Dataset rows:
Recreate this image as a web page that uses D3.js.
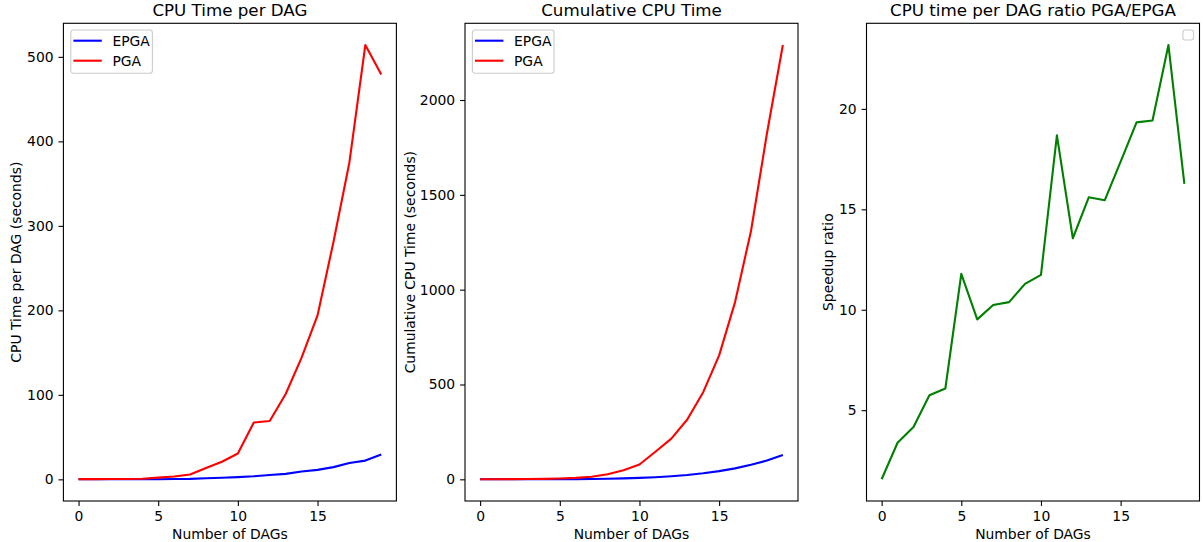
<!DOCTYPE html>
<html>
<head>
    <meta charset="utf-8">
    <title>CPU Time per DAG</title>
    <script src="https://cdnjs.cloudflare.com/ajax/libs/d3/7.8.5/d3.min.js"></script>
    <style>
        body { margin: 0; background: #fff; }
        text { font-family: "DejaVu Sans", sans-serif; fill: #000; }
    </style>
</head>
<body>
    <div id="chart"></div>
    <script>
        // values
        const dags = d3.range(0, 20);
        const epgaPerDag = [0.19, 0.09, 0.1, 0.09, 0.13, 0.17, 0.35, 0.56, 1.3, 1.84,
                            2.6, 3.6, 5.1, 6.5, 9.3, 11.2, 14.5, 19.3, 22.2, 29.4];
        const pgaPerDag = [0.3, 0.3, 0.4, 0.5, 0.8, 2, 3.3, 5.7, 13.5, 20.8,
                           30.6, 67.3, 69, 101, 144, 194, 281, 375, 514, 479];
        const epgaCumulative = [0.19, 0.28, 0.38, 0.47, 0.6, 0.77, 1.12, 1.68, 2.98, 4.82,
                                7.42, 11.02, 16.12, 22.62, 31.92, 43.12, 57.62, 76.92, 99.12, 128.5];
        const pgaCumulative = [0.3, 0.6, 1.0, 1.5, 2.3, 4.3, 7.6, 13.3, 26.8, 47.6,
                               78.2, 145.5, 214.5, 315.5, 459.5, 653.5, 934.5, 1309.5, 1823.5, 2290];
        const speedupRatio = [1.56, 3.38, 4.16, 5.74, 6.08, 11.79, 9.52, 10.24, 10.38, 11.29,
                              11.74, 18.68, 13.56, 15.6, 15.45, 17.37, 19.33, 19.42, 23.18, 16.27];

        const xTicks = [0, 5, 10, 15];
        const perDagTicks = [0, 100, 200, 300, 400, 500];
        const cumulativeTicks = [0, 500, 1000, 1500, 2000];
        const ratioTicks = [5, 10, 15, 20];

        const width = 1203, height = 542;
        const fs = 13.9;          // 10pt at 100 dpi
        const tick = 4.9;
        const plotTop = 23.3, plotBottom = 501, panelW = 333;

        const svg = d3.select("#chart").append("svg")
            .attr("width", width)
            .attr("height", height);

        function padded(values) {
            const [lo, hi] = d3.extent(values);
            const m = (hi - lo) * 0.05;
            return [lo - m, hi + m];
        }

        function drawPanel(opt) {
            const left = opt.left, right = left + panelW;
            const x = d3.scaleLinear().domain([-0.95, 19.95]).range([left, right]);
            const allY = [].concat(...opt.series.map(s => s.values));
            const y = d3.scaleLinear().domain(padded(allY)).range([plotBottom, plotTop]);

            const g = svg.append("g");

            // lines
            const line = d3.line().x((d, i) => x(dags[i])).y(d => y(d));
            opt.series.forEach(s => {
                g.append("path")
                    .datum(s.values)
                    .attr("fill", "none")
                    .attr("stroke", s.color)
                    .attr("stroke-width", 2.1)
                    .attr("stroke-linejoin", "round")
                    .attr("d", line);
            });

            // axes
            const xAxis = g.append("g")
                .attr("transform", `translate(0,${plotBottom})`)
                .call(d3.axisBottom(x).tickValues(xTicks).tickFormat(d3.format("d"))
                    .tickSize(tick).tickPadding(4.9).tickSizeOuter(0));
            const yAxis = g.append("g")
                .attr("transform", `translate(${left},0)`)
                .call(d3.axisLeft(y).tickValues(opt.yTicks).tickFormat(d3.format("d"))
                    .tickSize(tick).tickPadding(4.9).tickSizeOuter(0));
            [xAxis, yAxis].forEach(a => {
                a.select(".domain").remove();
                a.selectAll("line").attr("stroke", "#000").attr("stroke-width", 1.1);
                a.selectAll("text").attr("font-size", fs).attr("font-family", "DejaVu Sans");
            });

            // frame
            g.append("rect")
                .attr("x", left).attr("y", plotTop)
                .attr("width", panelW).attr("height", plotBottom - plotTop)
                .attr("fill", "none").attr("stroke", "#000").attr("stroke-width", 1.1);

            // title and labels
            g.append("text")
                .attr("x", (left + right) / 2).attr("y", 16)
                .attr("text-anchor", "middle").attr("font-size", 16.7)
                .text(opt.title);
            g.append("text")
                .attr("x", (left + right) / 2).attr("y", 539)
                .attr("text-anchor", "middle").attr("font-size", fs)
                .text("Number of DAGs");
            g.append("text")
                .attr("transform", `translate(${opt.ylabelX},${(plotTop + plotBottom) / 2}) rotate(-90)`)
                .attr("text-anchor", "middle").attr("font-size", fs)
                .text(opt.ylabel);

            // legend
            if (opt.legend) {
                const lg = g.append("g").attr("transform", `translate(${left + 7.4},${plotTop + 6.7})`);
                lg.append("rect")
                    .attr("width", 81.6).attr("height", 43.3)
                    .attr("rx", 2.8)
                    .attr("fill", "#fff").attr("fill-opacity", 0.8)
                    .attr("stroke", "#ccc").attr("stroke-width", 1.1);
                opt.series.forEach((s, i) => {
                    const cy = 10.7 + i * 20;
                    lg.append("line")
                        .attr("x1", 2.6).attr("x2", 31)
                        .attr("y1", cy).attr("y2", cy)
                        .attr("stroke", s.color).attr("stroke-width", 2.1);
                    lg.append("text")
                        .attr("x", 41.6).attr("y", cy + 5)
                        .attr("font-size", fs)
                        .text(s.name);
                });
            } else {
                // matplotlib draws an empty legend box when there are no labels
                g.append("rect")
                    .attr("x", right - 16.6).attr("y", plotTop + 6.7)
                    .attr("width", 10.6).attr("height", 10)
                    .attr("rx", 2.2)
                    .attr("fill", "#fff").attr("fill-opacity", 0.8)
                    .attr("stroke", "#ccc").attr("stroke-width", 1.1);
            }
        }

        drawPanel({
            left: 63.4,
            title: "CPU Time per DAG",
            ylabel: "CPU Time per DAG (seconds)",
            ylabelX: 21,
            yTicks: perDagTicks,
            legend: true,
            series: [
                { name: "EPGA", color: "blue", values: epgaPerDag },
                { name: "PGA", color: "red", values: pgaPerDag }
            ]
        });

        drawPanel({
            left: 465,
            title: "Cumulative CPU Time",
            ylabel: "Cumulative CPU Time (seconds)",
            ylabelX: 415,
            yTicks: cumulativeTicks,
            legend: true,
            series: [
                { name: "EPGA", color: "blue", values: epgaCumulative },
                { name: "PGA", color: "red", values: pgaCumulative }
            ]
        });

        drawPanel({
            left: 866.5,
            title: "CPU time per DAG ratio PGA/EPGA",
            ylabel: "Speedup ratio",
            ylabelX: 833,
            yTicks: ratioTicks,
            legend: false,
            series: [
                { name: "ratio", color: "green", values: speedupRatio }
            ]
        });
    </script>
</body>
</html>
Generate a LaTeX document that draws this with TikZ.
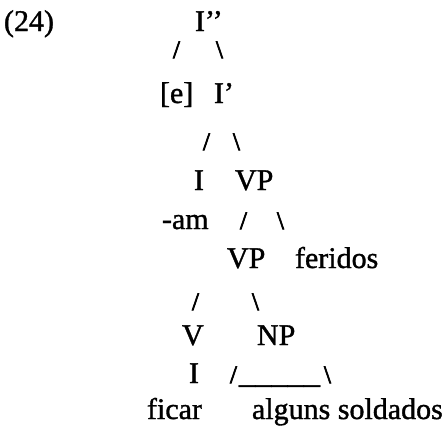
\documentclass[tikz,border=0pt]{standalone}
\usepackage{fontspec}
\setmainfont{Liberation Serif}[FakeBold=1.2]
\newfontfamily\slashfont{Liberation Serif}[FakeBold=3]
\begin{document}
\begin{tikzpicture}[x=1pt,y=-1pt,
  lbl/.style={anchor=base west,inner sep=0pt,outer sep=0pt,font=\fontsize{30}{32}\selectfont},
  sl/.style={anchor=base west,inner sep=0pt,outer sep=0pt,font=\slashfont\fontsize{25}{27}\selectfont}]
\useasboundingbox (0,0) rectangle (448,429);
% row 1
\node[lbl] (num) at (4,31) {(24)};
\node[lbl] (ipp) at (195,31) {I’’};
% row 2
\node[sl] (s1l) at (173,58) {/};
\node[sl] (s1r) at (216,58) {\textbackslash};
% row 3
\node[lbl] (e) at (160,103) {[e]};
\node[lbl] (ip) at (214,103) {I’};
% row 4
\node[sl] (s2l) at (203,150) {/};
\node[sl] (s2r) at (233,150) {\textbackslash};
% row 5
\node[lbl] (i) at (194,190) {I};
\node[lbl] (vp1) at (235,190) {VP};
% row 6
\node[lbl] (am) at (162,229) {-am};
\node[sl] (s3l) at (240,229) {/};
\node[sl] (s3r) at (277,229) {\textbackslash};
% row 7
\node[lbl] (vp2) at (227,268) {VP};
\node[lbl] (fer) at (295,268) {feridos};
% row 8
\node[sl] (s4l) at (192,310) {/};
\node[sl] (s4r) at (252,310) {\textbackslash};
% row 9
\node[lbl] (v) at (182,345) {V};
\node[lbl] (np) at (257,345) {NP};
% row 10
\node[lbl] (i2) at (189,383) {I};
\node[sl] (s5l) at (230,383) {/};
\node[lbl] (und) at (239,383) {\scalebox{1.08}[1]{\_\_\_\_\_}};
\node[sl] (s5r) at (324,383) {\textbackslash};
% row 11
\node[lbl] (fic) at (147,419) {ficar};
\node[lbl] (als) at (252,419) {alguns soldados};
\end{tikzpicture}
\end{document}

Task instructions:
Only a number is wanted: how many lines of the data above contain "that"?

The output:
2